* begin INFORMATION SUPPLIED *

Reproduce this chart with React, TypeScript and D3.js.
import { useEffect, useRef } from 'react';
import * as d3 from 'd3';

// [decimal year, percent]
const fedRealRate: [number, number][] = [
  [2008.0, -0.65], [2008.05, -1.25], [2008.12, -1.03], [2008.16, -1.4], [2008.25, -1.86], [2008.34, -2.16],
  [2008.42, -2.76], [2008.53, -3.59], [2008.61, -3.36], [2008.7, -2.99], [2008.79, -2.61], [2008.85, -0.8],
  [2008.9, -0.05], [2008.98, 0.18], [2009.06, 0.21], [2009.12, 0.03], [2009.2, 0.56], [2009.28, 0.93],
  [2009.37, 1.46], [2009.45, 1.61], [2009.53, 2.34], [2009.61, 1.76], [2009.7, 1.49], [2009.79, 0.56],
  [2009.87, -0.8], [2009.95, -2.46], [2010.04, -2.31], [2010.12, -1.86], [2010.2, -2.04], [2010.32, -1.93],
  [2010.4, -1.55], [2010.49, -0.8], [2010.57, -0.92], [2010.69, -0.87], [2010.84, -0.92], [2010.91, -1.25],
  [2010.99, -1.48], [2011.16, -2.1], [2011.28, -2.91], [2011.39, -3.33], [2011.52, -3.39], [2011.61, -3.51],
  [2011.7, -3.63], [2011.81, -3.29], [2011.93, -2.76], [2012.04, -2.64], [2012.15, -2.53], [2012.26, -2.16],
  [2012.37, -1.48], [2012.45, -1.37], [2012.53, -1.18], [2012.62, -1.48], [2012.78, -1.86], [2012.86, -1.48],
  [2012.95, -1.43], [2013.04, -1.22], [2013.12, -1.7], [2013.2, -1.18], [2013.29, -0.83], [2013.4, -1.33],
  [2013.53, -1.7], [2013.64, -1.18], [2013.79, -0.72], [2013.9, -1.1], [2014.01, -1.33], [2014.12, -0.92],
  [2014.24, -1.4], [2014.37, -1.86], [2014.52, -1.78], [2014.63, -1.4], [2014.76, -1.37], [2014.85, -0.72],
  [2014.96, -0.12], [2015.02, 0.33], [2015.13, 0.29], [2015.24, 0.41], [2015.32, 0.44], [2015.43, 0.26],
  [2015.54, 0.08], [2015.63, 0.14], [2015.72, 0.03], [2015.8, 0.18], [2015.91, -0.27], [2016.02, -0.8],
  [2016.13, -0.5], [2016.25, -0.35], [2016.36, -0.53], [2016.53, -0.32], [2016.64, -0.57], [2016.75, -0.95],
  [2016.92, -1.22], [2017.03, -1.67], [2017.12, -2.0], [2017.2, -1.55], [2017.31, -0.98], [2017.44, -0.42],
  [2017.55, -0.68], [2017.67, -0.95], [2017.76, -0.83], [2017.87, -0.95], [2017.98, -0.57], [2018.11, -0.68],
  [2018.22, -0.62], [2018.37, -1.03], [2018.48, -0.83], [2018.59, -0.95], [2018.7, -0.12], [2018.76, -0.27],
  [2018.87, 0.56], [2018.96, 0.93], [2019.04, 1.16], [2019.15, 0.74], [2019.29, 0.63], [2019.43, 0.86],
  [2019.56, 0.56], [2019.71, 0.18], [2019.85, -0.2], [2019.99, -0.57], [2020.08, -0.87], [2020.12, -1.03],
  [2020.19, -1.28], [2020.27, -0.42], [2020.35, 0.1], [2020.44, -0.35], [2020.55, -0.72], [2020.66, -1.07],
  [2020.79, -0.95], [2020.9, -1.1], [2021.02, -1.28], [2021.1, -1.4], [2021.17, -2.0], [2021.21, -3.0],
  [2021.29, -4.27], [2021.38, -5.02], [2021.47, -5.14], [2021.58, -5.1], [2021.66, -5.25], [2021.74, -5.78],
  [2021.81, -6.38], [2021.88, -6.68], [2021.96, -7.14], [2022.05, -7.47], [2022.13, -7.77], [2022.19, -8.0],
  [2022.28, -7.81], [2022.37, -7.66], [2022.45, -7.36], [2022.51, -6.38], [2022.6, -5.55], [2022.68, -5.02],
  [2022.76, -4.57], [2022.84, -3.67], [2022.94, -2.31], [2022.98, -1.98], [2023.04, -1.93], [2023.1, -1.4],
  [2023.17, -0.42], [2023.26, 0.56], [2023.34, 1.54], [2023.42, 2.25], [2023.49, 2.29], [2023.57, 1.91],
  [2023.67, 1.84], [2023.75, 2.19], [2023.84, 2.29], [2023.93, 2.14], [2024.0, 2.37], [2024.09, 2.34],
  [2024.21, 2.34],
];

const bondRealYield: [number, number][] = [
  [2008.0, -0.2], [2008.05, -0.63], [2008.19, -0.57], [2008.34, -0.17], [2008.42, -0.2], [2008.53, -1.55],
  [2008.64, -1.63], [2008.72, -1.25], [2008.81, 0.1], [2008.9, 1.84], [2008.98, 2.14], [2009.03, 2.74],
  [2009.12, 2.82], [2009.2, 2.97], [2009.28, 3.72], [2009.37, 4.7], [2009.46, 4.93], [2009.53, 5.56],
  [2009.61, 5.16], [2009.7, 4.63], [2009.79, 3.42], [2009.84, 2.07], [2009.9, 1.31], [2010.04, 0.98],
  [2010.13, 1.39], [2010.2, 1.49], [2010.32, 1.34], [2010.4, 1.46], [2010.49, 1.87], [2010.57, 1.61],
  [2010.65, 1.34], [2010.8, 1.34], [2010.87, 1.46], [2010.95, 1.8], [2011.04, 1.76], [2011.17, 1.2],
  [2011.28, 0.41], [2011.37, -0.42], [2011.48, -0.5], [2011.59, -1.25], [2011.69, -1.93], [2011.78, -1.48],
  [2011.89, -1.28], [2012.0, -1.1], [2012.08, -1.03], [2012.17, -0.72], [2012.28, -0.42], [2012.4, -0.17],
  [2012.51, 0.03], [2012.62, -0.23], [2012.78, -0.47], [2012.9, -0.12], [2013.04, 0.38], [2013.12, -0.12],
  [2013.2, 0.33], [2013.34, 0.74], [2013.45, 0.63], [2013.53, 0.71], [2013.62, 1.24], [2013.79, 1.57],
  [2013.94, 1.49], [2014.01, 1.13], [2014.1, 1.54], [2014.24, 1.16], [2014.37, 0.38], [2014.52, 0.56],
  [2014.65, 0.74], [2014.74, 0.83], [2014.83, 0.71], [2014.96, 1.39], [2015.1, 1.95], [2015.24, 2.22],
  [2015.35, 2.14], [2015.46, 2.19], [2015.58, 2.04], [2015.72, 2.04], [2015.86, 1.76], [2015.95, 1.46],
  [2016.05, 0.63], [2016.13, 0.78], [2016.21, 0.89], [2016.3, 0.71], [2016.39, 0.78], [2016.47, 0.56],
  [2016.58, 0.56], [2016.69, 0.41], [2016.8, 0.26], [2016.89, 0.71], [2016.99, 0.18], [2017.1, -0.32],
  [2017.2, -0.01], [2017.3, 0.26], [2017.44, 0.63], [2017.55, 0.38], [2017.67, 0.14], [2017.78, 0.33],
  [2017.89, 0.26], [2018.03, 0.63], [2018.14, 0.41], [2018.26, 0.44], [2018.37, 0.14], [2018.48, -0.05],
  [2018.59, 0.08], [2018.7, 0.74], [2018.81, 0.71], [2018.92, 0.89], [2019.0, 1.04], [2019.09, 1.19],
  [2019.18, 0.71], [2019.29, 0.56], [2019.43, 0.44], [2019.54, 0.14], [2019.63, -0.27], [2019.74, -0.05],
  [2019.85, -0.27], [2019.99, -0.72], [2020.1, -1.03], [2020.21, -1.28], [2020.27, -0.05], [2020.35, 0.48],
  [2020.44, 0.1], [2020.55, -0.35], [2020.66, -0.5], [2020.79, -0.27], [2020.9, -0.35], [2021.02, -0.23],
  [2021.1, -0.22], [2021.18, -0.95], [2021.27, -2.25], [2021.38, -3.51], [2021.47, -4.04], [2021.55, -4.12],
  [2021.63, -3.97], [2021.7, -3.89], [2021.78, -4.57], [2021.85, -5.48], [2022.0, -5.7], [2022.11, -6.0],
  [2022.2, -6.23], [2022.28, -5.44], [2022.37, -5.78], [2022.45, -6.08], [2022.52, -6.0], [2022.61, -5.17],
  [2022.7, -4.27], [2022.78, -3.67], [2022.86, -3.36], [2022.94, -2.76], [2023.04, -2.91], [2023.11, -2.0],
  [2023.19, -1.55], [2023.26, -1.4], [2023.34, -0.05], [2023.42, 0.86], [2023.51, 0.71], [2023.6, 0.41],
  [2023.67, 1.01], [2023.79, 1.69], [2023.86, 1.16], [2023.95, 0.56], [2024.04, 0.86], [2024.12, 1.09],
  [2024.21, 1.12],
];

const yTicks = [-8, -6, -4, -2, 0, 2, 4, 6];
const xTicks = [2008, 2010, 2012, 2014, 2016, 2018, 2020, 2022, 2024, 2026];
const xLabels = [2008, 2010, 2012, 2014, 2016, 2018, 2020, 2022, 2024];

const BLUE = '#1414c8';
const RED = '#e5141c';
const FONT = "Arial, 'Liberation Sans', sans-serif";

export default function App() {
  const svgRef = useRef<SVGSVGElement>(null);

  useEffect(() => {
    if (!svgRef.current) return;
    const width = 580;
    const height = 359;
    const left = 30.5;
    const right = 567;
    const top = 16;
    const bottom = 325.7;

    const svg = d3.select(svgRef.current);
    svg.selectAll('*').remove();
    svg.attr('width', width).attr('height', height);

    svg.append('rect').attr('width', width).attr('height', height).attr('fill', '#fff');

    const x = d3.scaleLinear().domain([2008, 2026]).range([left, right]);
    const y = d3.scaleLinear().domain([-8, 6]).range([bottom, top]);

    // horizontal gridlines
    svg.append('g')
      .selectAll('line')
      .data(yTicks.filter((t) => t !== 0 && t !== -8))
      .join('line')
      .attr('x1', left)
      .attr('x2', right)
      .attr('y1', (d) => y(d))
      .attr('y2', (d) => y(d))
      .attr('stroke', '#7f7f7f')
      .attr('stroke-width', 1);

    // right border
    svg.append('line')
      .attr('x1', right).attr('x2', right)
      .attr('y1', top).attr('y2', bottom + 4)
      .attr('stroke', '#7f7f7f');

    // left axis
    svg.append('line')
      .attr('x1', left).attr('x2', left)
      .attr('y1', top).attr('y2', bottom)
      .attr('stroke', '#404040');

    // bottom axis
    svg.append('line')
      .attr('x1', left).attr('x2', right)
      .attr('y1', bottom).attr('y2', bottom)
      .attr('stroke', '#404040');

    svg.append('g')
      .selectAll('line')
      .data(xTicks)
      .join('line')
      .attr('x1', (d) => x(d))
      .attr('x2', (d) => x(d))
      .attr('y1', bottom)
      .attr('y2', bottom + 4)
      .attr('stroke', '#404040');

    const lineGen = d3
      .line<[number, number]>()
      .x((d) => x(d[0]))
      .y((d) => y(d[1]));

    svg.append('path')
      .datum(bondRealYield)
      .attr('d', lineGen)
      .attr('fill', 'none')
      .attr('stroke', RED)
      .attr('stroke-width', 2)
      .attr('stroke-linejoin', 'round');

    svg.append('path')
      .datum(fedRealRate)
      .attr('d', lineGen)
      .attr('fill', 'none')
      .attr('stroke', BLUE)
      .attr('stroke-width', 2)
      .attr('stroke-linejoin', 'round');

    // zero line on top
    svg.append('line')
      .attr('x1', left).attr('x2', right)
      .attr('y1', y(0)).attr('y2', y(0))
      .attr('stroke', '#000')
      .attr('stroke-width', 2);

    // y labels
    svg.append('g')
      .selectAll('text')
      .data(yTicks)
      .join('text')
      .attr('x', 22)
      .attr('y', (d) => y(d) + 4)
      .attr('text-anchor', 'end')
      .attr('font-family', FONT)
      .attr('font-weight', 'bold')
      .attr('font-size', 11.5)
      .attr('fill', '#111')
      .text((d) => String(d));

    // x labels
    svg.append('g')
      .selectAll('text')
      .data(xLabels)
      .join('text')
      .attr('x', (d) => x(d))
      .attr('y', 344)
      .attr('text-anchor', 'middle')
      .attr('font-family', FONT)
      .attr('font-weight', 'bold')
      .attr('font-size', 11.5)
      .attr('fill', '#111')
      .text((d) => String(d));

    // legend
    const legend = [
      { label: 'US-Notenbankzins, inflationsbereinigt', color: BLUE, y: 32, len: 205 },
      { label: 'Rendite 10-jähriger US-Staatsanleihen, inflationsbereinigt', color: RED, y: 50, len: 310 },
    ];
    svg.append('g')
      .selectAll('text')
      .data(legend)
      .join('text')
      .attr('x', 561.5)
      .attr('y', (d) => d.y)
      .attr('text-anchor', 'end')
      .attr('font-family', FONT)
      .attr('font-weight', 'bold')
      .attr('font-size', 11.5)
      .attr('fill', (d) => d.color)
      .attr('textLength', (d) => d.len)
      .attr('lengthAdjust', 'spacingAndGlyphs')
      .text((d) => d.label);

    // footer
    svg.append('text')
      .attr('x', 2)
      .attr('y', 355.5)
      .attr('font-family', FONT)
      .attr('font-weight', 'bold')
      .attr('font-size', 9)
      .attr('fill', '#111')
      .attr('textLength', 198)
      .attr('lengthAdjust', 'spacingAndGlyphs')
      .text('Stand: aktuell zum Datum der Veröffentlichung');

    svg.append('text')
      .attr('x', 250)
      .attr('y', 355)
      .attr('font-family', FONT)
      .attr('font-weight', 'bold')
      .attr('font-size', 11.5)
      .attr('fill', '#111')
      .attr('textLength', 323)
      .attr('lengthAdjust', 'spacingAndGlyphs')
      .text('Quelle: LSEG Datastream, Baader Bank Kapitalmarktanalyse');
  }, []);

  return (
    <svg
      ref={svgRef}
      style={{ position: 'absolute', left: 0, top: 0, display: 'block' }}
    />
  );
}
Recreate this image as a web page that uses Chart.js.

* end INFORMATION SUPPLIED *

DO THIS:
Everything from the first line of the records above to the line containing "import * as d3 from 'd3';", inclusive, should be repeated exactly; leave out the rest.

TASK RESULT:
Reproduce this chart with React, TypeScript and D3.js.
import { useEffect, useRef } from 'react';
import * as d3 from 'd3';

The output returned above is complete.